Since antiparticles have reversed proper time, can I conclude that all invariants are reversed for antiparticles?

2. Jul 27, 2006

actionintegral

a tumbleweed rolls by...

3. Jul 27, 2006

pmb_phy

What exactly do you mean by this? I can't see anything which would imply such an assertion.

There is really no such thing as an "anti-particle." The meaning of the term "anti-particle" refers to opposite properties of a particle. E.g. one could define the term "neutron" to refer to what we normally call a 'neutron' and then refer to the 'anti-neutron' as "neutron." Thus what we call the "anti-particle" refers merely the opposite of a given particle. I.e. the anti-particle of the anti-neutron is the neutron.

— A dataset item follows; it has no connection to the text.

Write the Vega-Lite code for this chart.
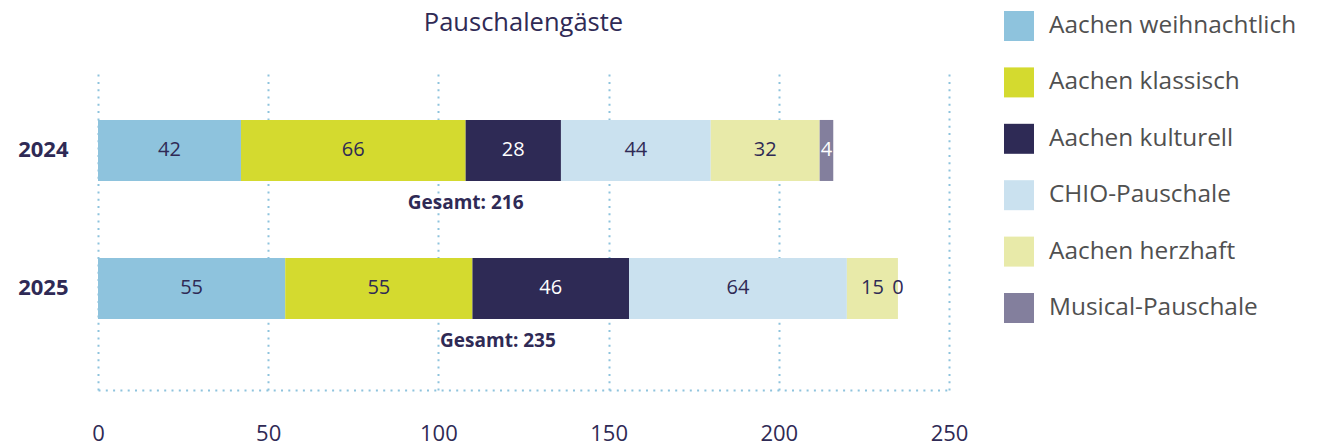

The term "reversed proper time" makes no sense. The phrase "proper time" refers to the time between two events as the time as measured by a clock which travels on a specified worldline between the two events. This is true of all tardyon's (i.e. particles which travel at v < c).

Perhaps you're confusing this with tachyons??

Pete

4. Jul 27, 2006

Gokul43201

Staff Emeritus
5. Jul 27, 2006

actionintegral

6. Jul 28, 2006

pmb_phy

I don't think Feynman said that positrons move back in time. I believe what he said was that one could view a positron as an electron which is moving backwards in time.

Pete

7. Jul 28, 2006

actionintegral

Yes, I think I made an oversimplification in my mind. Let's continue this
after I do some more learning.

8. Jul 28, 2006

actionintegral

There is an old paper by Bondi about negative mass. Since I only have negative money, can someone send it to me?

9. Jul 28, 2006

pmb_phy

Sure. PM your email address to me and I'll send it to you within a day or so (since I'll have to find it and then scan it and convert it to PDF).